Dr Mark Charny discusses when you should consider stopping work on a guidelines, in the last article in this series

No-one can work on more than a very limited number of projects. This article discusses when you can safely consider the job of introducing a guideline done, so that you can free up time to move on to a new one.

Other articles in this series have made it clear that you cannot assume that simply distributing information will change behaviour, yet many attempts to introduce new guidelines stop at just this.

Even if your plan includes the follow-up work recommended, you cannot assume that new ways of working will be adopted. Only by monitor- ing progress through measurement and seeing that new patterns of behaviour have been adopted and sustained can you strt to think of moving on.

Turning your attention elsewhere too early may allow the situation to drift back quite quickly to the way it was before you started: the natural tendency of people is to revert to previous, familiar behaviour patterns.
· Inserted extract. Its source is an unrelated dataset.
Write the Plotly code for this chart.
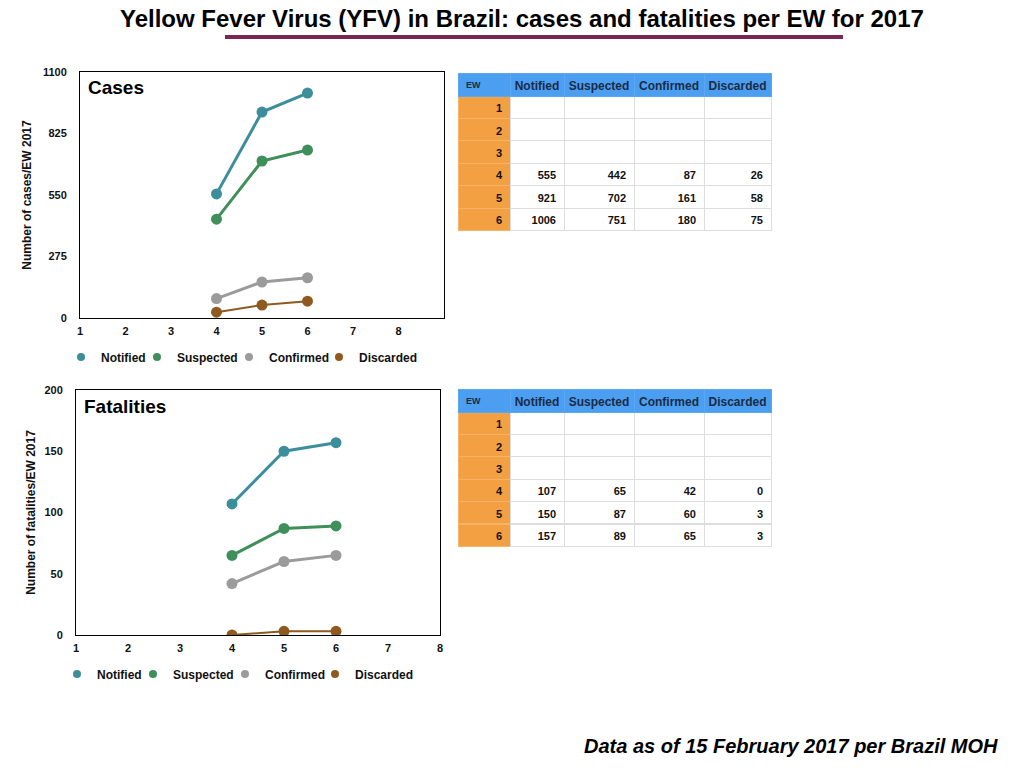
"""Yellow fever (Brazil 2017): cases and fatalities per epidemiological week."""

import plotly.graph_objects as go

# ---- data ------------------------------------------------------------------
EW = [1, 2, 3, 4, 5, 6]
SERIES = ["Notified", "Suspected", "Confirmed", "Discarded"]

CASES_NOTIFIED = [None, None, None, 555, 921, 1006]
CASES_SUSPECTED = [None, None, None, 442, 702, 751]
CASES_CONFIRMED = [None, None, None, 87, 161, 180]
CASES_DISCARDED = [None, None, None, 26, 58, 75]

DEATHS_NOTIFIED = [None, None, None, 107, 150, 157]
DEATHS_SUSPECTED = [None, None, None, 65, 87, 89]
DEATHS_CONFIRMED = [None, None, None, 42, 60, 65]
DEATHS_DISCARDED = [None, None, None, 0, 3, 3]

CASES_YTICKS = [0, 275, 550, 825, 1100]
DEATHS_YTICKS = [0, 50, 100, 150, 200]
X_TICKS = [1, 2, 3, 4, 5, 6, 7, 8]

COLORS = ["#3d8e9c", "#3f8f5a", "#9b9b9b", "#8e5a1f"]
LINE_WIDTHS = [3, 3, 3, 2]
HEADER_BLUE = "#4c9ff0"
HEADER_TEXT = "#1b2b45"
EW_ORANGE = "#f2a041"
FONT = "Liberation Sans, Arial, sans-serif"
W, H = 1024, 768
PAGE_MARGIN = 8  # default <body> margin of the exported page

# legend marker positions (px) for each panel
LEGEND_TOP_X = [84, 160, 252, 342]
LEGEND_BOT_X = [80, 156, 248, 338]


def px_x(v):
    return (v - PAGE_MARGIN) / W


def px_y(v):
    return 1 - (v - PAGE_MARGIN) / H


cases = [CASES_NOTIFIED, CASES_SUSPECTED, CASES_CONFIRMED, CASES_DISCARDED]
deaths = [DEATHS_NOTIFIED, DEATHS_SUSPECTED, DEATHS_CONFIRMED, DEATHS_DISCARDED]

fig = go.Figure()
legend_layout = {}


def add_panel(data, xaxis, yaxis, legend_x, legend_y, first_legend):
    for i, (name, color, ys) in enumerate(zip(SERIES, COLORS, data)):
        fig.add_trace(go.Scatter(
            x=EW, y=ys, name=name, mode="lines+markers",
            line=dict(color=color, width=LINE_WIDTHS[i]),
            marker=dict(color=color, size=11),
            xaxis=xaxis, yaxis=yaxis, showlegend=False,
        ))
        # one legend per entry so every item sits where the original has it
        n = first_legend + i
        key = "legend" if n == 1 else f"legend{n}"
        fig.add_trace(go.Scatter(
            x=[None], y=[None], name=name, mode="markers",
            marker=dict(color=color, size=8),
            xaxis=xaxis, yaxis=yaxis, legend=key,
        ))
        legend_layout[key] = dict(
            x=px_x(legend_x[i] - 23), y=px_y(legend_y),
            xanchor="left", yanchor="middle", orientation="h",
            font=dict(family=FONT, size=12, color="#111", weight="bold"),
            itemwidth=30, bgcolor="rgba(0,0,0,0)", borderwidth=0,
        )


add_panel(cases, "x", "y", LEGEND_TOP_X, 357, 1)
add_panel(deaths, "x2", "y2", LEGEND_BOT_X, 674, 5)


# ---- tables ----------------------------------------------------------------
def fmt(col):
    return ["" if v is None else str(v) for v in col]


def add_table(columns, y_top):
    n = len(EW)
    fig.add_trace(go.Table(
        domain=dict(x=[px_x(458), px_x(771)], y=[px_y(y_top + 175), px_y(y_top)]),
        columnwidth=[52, 54, 70, 70, 67],
        header=dict(
            values=["EW"] + SERIES,
            fill_color=HEADER_BLUE,
            line=dict(color="#5aa8f2", width=1),
            align=["left", "center", "center", "center", "center"],
            font=dict(family=FONT, size=[9, 12, 12, 12, 12], color=HEADER_TEXT,
                      weight="bold"),
            height=23,
        ),
        cells=dict(
            values=[[str(e) for e in EW]] + [fmt(c) for c in columns],
            fill_color=[[EW_ORANGE] * n] + [["white"] * n] * 4,
            line=dict(color=["#f4b367"] + ["#dddddd"] * 4, width=1),
            align="right",
            font=dict(family=FONT, size=11, color="#111", weight="bold"),
            height=22.4,
        ),
    ))


add_table(cases, 73)
add_table(deaths, 389)

# ---- layout ----------------------------------------------------------------
axis_font = dict(family=FONT, size=11, color="#111", weight="bold")
common_x = dict(
    tickvals=X_TICKS, showgrid=False, zeroline=False, showline=True,
    linecolor="black", linewidth=1, mirror=True, ticks="",
    tickfont=axis_font, automargin=False, ticklabelstandoff=3,
)
common_y = dict(
    showgrid=False, zeroline=False, showline=True, linecolor="black",
    linewidth=1, mirror=True, ticks="", tickfont=axis_font,
    automargin=False, ticklabelstandoff=10,
)
title_font = dict(family=FONT, size=12, color="#111", weight="bold")

fig.update_layout(
    width=W, height=H,
    margin=dict(l=0, r=0, t=0, b=0, autoexpand=False),
    paper_bgcolor="white", plot_bgcolor="white",
    font=dict(family=FONT, color="#111"),
    xaxis=dict(common_x, domain=[px_x(80), px_x(444)], range=[1, 9],
               anchor="y"),
    yaxis=dict(common_y, domain=[px_y(318), px_y(72)], range=[0, 1100],
               tickvals=CASES_YTICKS, anchor="x",
               title=dict(text="Number of cases/EW 2017", font=title_font,
                          standoff=8)),
    xaxis2=dict(common_x, domain=[px_x(76), px_x(440)], range=[1, 8],
                anchor="y2"),
    yaxis2=dict(common_y, domain=[px_y(635), px_y(390)], range=[0, 200],
                tickvals=DEATHS_YTICKS, anchor="x2",
                title=dict(text="Number of fatalities/EW 2017", font=title_font,
                           standoff=6)),
    showlegend=True,
    **legend_layout,
)

fig.add_annotation(
    text="<b>Yellow Fever Virus (YFV) in Brazil: cases and fatalities per EW for 2017</b>",
    x=px_x(522), y=px_y(19), xref="paper", yref="paper",
    xanchor="center", yanchor="middle", showarrow=False,
    font=dict(family="Liberation Sans Narrow, " + FONT, size=24, color="black"),
)
fig.add_shape(type="rect", xref="paper", yref="paper",
              x0=px_x(225), x1=px_x(843), y0=px_y(39), y1=px_y(35),
              fillcolor="#7a2651", line=dict(width=0))

fig.add_annotation(text="<b>Cases</b>", x=px_x(86), y=px_y(88),
                   xref="paper", yref="paper", xanchor="left", yanchor="middle",
                   showarrow=False, font=dict(family=FONT, size=19, color="black"))
fig.add_annotation(text="<b>Fatalities</b>", x=px_x(82), y=px_y(406),
                   xref="paper", yref="paper", xanchor="left", yanchor="middle",
                   showarrow=False, font=dict(family=FONT, size=19, color="black"))

fig.add_annotation(
    text="<b><i>Data as of 15 February 2017 per Brazil MOH</i></b>",
    x=px_x(1000), y=px_y(746), xref="paper", yref="paper",
    xanchor="right", yanchor="middle", showarrow=False,
    font=dict(family=FONT, size=20, color="black"),
)

fig.write_html("out.html")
You may occasionally have to admit defeat, despite your best efforts. People may be reluctant to change in line with a guideline for reasons that you cannot influence. Good planning minimises the chance of this happening, but does not eliminate it entirely.

Assuming that you have had the success you deserve with your project, there are four questions to ask:

1. Is the guideline widely accepted?

In your contacts with colleagues during the course of implementation, you will develop an accurate sense of whether the guideline has been understood and accepted by them.

If it has not, any change the indicators may reveal is likely to be due to the Hawthorne effect – people changing because they are being watched, and going back to earlier ways of working when they are not watched any more.

2. Is the change maintained?

Through monitoring, you will be able to track what is happening to key components of the guideline. You want to see not only a change in these indicators, but also track them for long enough to be satisfied that having changed they have stayed for some time at the new level.

Although you cannot be sure whether the Hawthorne effect is operating until you disband the implementation team, people usually get used to being monitored and this has less effect over time; this probably accounts for the 'post-guideline blip'

3. Are new systems and ways of working fully bedded in?

Has the organisation itself accepted the new ways of working?
Have all the old forms been disposed of?
Has everyone been trained on the new computer system?
Are new arrangements for collecting path specimens or returning results always used?

Have the old notices been taken down?

Look for symptoms of failing to adopt new working practices: if you see telltale signs, beware!

4. Have other areas of care become high priority?

This final question may involve balancing the need to finish off the job properly with the need to start another one which is now high on the agenda.

This is a matter for judgment, but take care not to succumb to the temptation to take on a new project just because it is new.

If members of the implementation team are enthusiasts, be aware that they will tend to get bored with old things and curious about new ones, and make sure that this outlook does not colour their judgment too much.

You should also put in place a system for dealing with predictable changes in circumstances. For example, you may need to make sure that new trainees are familiarised with the guideline when they arrive in the practice; similar steps may be needed when a new receptionist or practice nurse arrives.

When you decide that the time has come to focus your attention on something new, you should consider withdrawing from the current project gradually.

You might stop monitoring data for a trial period – say 3 months – and thenNcollect further data to see whether the position is still satisfactory. This will help to distinguish the Hawthorne9effect from real commitment to the new way of working.

If you are in any doubt about whether the change is permanent, it may be useful to plan further 'spot checks' to alert you to the need to engage more intensively once again.

Once you have disbanded the implementation team and signed off the project, it may be difficult to get things going again.

Every guideline you adopt should have a review date. This may be based on a general standard (e.g. annual review) or on considerations specific to the guideline in question (e.g. when the results of an important study are expected to be published).

As well as these predetermined dates, you should consider reviewing a guideline when:

New research is published
New facilities become available (e.g. a clinical computer system, new near-patient-testing equipment etc.)
New national policies are published
Expectations of the public or clinicians change markedly.

Success in implementing a guideline requires a plan that includes:

Phased withdrawal
Induction of new staff

A review that is either predetermined or reflects unpredictable changes in research, facilities, policies or explanations.

Even when the implementation team has been disbanded or moved on to other things, someone should have the responsibility of keeping an eye on matters that may be relevant to the guideline and advise the local lead of the need to consider taking an interest in the guideline once again.